Posted May 24, 2020

The Great Running Experiment

Last July I spent about 11 days in Australia, which was a fantastic experience overall, however on my trip back home I experienced a few travel woes. Essentially, I wound up making a broken field sprint through the Sydney airport to make my connecting flight from Melbourne to Vancouver, as this post outlines.

Now whether it was the sudden onset of a jacked 240 lb Canuck sprinting for the first time in years, the following 14 hours on a plane while being unable to stretch or walk out the leg, or the fact that there weren’t any bars open in the Vancouver airport that Monday at 7am when I landed to douse the foot with sweet sweet bourbon, since that event I’ve had some chronic soreness in my right foot. I’ve met with orthopedic surgeons, chiropractors, physiotherapists, witch doctors, shaman priestesses, and even an old guy in a back alley who was collecting dandellions. Everyone gave their clinical insights and recommended treatments, but still it remains.

Now it’s nothing major, more of a mild annoyance that pokes it’s head up like a gnarly whack-a-mole when ever I get out of bed or start walking after sitting for a while. It goes away in about 10-15 steps, and hasn’t affected my workouts much, and if I was to rate it on a scale of 1 to 10, where 1 is “what is that? Feels weird,” and 10 is having my foot gnawed on by a grizzly, while also being on fire, and the grizzly is on fire, and everything is on fire, I’d say it’s a solid 2 or 3.

The last 2 months have allowed me to be on my feet considerably less than in the previous year, so the amount of rest I’ve had should have been sufficient to see proper recovery. Nope.
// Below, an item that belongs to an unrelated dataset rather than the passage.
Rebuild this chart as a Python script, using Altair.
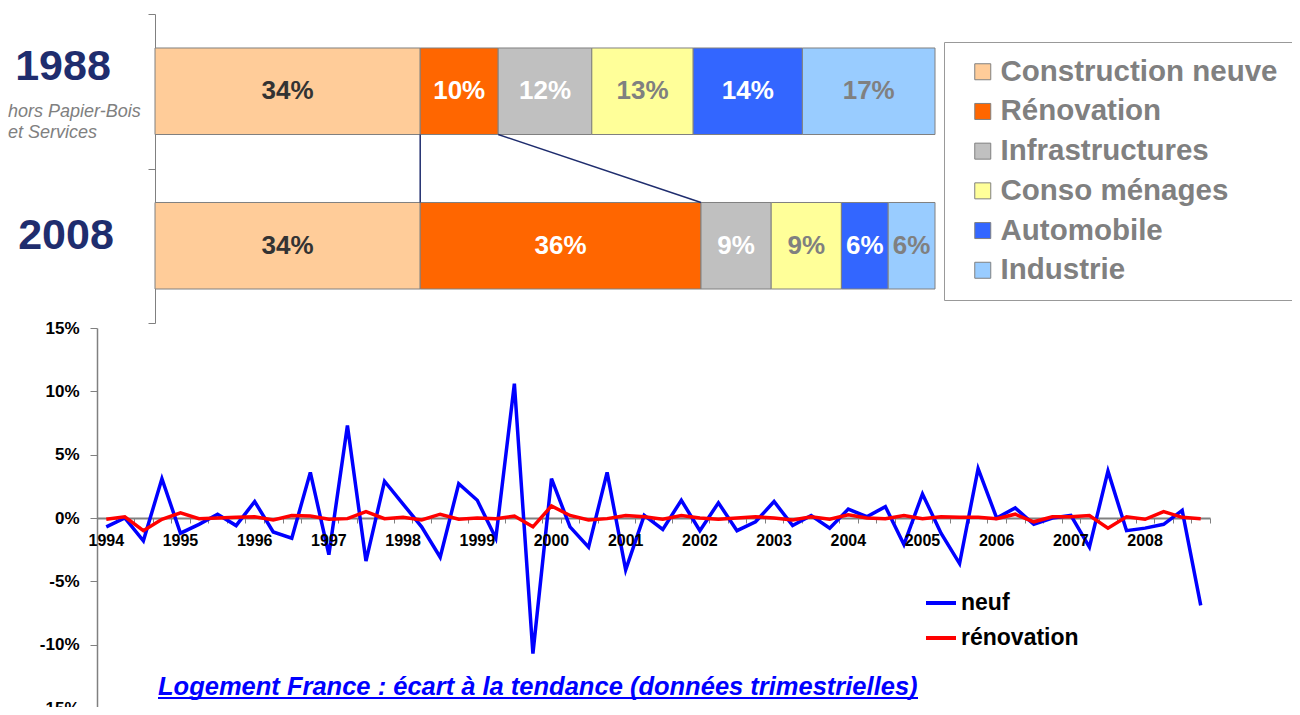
import altair as alt
import pandas as pd

FONT = "Liberation Sans"

# ---------------- data ----------------
categories = ["Construction neuve", "Rénovation", "Infrastructures",
              "Conso ménages", "Automobile", "Industrie"]
bar_years = ["1988", "2008"]
share_1988 = [34, 10, 12, 13, 14, 17]
share_2008 = [34, 36, 9, 9, 6, 6]
subtitle_1988 = ["hors Papier-Bois", "et Services"]

years = list(range(1994, 2009))
series_names = ["neuf", "rénovation"]
neuf = [-0.7, 0.0, -1.8, 3.1, -1.2, -0.5, 0.3, -0.6, 1.3, -1.1,
        -1.6, 3.6, -2.9, 7.3, -3.4, 2.9, 1.1, -0.7, -3.1, 2.7,
        1.4, -1.6, 10.6, -10.7, 3.1, -0.7, -2.3, 3.6, -4.1, 0.2,
        -0.9, 1.4, -1.0, 1.2, -1.0, -0.3, 1.3, -0.6, 0.2, -0.8,
        0.7, 0.1, 0.9, -2.1, 1.9, -1.2, -3.6, 3.9, 0.0, 0.8,
        -0.5, 0.0, 0.2, -2.3, 3.7, -1.0, -0.8, -0.5, 0.6, -6.9]
renovation = [-0.1, 0.1, -1.0, -0.1, 0.4, -0.05, 0.0, 0.05, 0.1, -0.15,
              0.2, 0.15, -0.1, -0.05, 0.5, -0.05, 0.05, -0.15, 0.3, -0.1,
              0.0, -0.05, 0.15, -0.7, 0.95, 0.2, -0.15, -0.05, 0.2, 0.1,
              -0.1, 0.2, 0.0, -0.1, 0.0, 0.1, 0.0, -0.15, 0.1, -0.1,
              0.25, 0.0, -0.05, 0.2, -0.05, 0.1, 0.05, 0.05, -0.05, 0.3,
              -0.3, 0.1, 0.1, 0.2, -0.8, 0.1, -0.1, 0.5, 0.05, -0.05]
y_ticks = [-15, -10, -5, 0, 5, 10, 15]
caption = "Logement France : écart à la tendance (données trimestrielles)"

# ---------------- styles ----------------
bar_colors = ["#FFCC99", "#FF6600", "#C0C0C0", "#FFFF99", "#3366FF", "#99CCFF"]
label_colors = ["#333333", "#FFFFFF", "#FFFFFF", "#808080", "#FFFFFF", "#808080"]
series_colors = ["#0000FF", "#FF0000"]
NAVY = "#1F2D6E"
GRAY = "#808080"
BAR_BAND = 0.56

W, H = 1284, 699

# ---------------- tables ----------------
rows = []
cums = {}
for yr, shares in zip(bar_years, [share_1988, share_2008]):
    start = 0
    cum = []
    for cat, s in zip(categories, shares):
        rows.append({"year": yr, "cat": cat, "start": start, "end": start + s,
                     "mid": start + s / 2, "label": f"{s}%"})
        start += s
        cum.append(start)
    cums[yr] = cum
bars_df = pd.DataFrame(rows)

conn_df = pd.DataFrame({
    "from_year": [bar_years[0]] * 2,
    "to_year": [bar_years[1]] * 2,
    "x_from": [cums[bar_years[0]][0], cums[bar_years[0]][1]],
    "x_to": [cums[bar_years[1]][0], cums[bar_years[1]][1]],
})

n_q = len(neuf)
line_df = pd.DataFrame({
    "q": list(range(n_q)) * 2,
    "value": neuf + renovation,
    "series": [series_names[0]] * n_q + [series_names[1]] * n_q,
})
yl_df = pd.DataFrame({"q": [(y - years[0]) * 4 for y in years],
                      "lab": [str(y) for y in years],
                      "zero": [0] * len(years)})
tick_vals = [k - 0.5 for k in range(n_q + 1)]


# ---------------- scales ----------------
def xbar():
    return alt.Scale(domain=[0, 100], range=[147, 927], nice=False, zero=False)


def ybar():
    return alt.Scale(domain=bar_years, range=[6, 315], paddingInner=0, paddingOuter=0)


def xline():
    return alt.Scale(domain=[-0.5, n_q - 0.5], range=[89, 1202], nice=False, zero=False)


def yline():
    return alt.Scale(domain=[-15, 15], range=[700, 320], nice=False, zero=False)


# ---------------- top chart ----------------
bars = alt.Chart(bars_df).mark_bar(stroke=GRAY, strokeWidth=1,
                                   height={"band": BAR_BAND}).encode(
    x=alt.X("start:Q", scale=xbar(), axis=None),
    x2=alt.X2("end"),
    y=alt.Y("year:N", scale=ybar(), sort=bar_years,
            axis=alt.Axis(orient="left", offset=-147, labels=False, title=None,
                          tickBand="extent", tickSize=7, tickColor=GRAY,
                          domainColor=GRAY, grid=False)),
    color=alt.Color("cat:N", scale=alt.Scale(domain=categories, range=bar_colors),
                    legend=alt.Legend(orient="none", legendX=936, legendY=34, title=None,
                                      strokeColor="#999999", fillColor="white",
                                      padding=15, symbolType="square", symbolSize=256,
                                      symbolOffset=9, symbolStrokeColor=GRAY,
                                      symbolStrokeWidth=1, labelFont=FONT,
                                      labelFontSize=29.5, labelFontWeight="bold",
                                      labelColor=GRAY, labelOffset=3, rowPadding=8.7,
                                      labelLimit=500)),
)

bar_labels = alt.Chart(bars_df).mark_text(font=FONT, fontSize=26, fontWeight="bold",
                                          baseline="middle", align="center").encode(
    x=alt.X("mid:Q", scale=xbar(), axis=None),
    y=alt.Y("year:N", scale=ybar(), axis=None),
    text="label:N",
    color=alt.Color("cat:N", scale=alt.Scale(domain=categories, range=label_colors),
                    legend=None),
)

connectors = alt.Chart(conn_df).mark_rule(color=NAVY, strokeWidth=1.5).encode(
    x=alt.X("x_from:Q", scale=xbar(), axis=None),
    x2=alt.X2("x_to"),
    y=alt.Y("from_year:N", scale=ybar(), bandPosition=0.5 + BAR_BAND / 2, axis=None),
    y2=alt.Y2("to_year", bandPosition=0.5 - BAR_BAND / 2),
)

big88 = alt.Chart(pd.DataFrame({"year": [bar_years[0]]})).mark_text(
    font=FONT, fontSize=43, fontWeight="bold", color=NAVY, align="center",
    baseline="middle", dy=-24).encode(
    x=alt.value(55),
    y=alt.Y("year:N", scale=ybar(), axis=None),
    text="year:N",
)

big08 = alt.Chart(pd.DataFrame({"year": [bar_years[1]]})).mark_text(
    font=FONT, fontSize=43, fontWeight="bold", color=NAVY, align="center",
    baseline="middle", dy=-10).encode(
    x=alt.value(58),
    y=alt.Y("year:N", scale=ybar(), axis=None),
    text="year:N",
)

subtitle = alt.Chart(pd.DataFrame({"year": [bar_years[0]]})).mark_text(
    font=FONT, fontSize=18, fontStyle="italic", color=GRAY, align="left",
    baseline="top", lineHeight=21, dy=12).encode(
    x=alt.value(0),
    y=alt.Y("year:N", scale=ybar(), axis=None),
    text=alt.value(subtitle_1988),
)

# ---------------- line chart ----------------
lines = alt.Chart(line_df).mark_line(strokeWidth=3.5).encode(
    x=alt.X("q:Q", scale=xline(),
            axis=alt.Axis(orient="bottom", offset=-189, values=tick_vals, labels=False,
                          title=None, tickSize=5, tickColor=GRAY, domainColor=GRAY,
                          domainWidth=2, grid=False)),
    y=alt.Y("value:Q", scale=yline(),
            axis=alt.Axis(orient="left", offset=-89, values=y_ticks,
                          labelExpr="datum.value + '%'", title=None, tickSize=7,
                          tickColor=GRAY, domainColor=GRAY, domainWidth=1.5,
                          labelFont=FONT, labelFontSize=17, labelFontWeight="bold",
                          labelColor="black", labelPadding=11, grid=False)),
    color=alt.Color("series:N", scale=alt.Scale(domain=series_names, range=series_colors),
                    legend=alt.Legend(orient="none", legendX=916, legendY=578, title=None,
                                      symbolType="stroke", symbolSize=900,
                                      symbolStrokeWidth=4, labelFont=FONT,
                                      labelFontSize=23, labelFontWeight="bold",
                                      labelColor="black", labelOffset=3, rowPadding=6,
                                      padding=0)),
    detail="series:N",
)

year_labels = alt.Chart(yl_df).mark_text(font=FONT, fontSize=16, fontWeight="bold",
                                         color="black", baseline="middle", dy=23).encode(
    x=alt.X("q:Q", scale=xline(), axis=None),
    y=alt.Y("zero:Q", scale=yline(), axis=None),
    text="lab:N",
)

cap = alt.Chart(pd.DataFrame({"t": [caption]})).mark_text(
    font=FONT, fontSize=25.5, fontWeight="bold", fontStyle="italic", color="#0000FF",
    align="left", baseline="alphabetic").encode(
    x=alt.value(150), y=alt.value(687), text="t:N")

underline = alt.Chart(pd.DataFrame({"t": [caption]})).mark_rule(
    color="#0000FF", strokeWidth=2).encode(
    x=alt.value(150), x2=alt.value(910), y=alt.value(690))

chart = alt.layer(
    bars, bar_labels, connectors, big88, big08, subtitle,
    lines, year_labels, cap, underline,
).resolve_scale(
    x="independent", y="independent", color="independent"
).properties(
    width=W, height=H, padding=0,
    autosize=alt.AutoSizeParams(type="none"),
    background="white",
).configure(font=FONT).configure_view(stroke=None)

chart.save("out.html", embed_options={"renderer": "svg", "actions": False})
I’ve done eccentric loading protocols, dorsiflexion protocols, hip mobility work, rolled the plantar fascia, trigger pointed, shockwaved, dry needled, and epson salt bathed, to no avail, so now it’s time for something a bit more experimental.

Sometimes tissues just need to be loaded and go through an adaptation to stress to see improvement. We see this with chronic tendinopathy all the time, and also it’s how muscles see hypertrophy and recover from injury, while also getting jacked and awesome in non-injured states. Tissue adaptations are simply a continuum from injured to elite performance. The only difference is the level of stress, volume, velocity, and recovery needs at each stage, so manipulating those variables usually produces the results you’re after, as long as you’re paying attention to progressions and not going to crazy with things too soon.

So as a result of this, I’ve decided to experiment with myself and do a running program to load the foot to kind of force some adaptation in it with stress that it hasn’t been used to in a while. I’ll preface by saying choosing to run is like choosing to have a facial with a garden rake, or like being slowly flayed, Ramsay Bolton style from Game of Thrones, but that’s where we’re at in this quarantine world.

So the plan is to start very slow, which is my running style. I’m not unlike a bison when I run, so speed intervals are laughably not even a presence in this program. I’m putting in 10 minutes, every 4th day, to give some stress but ample recovery time between bouts. The goal is to monitor symptoms and return to a fully baseline level after each run before trying the next.

After my first run last Tuesday, I felt pretty good. I mean, as good as someone would who hadn’t chosen to run willingly in the past 5 years aside from a sprint for his life in a Sydney airport a year ago could feel. There was some mild muscle soreness through the shin and thigh, but it was pretty similar to the left leg, so no issues there. The foot was tight, but didn’t last longer than the morning constitutional with the dogs.

Yesterday was run number 2. Same route, same time, same buffalo. Today the foot is tight, similarly to after the first day, but I expect it to go away as the day of walking, lawn mowing, and errand running take their course.

So we’re going to see how this plays out. It will either make things immeasurably worse, or somewhat better, but there’s no better way to figure it out than to just do the thing. Maybe I’ll lose all my gains, which after all the quarantine snack foods might not be a bad thing.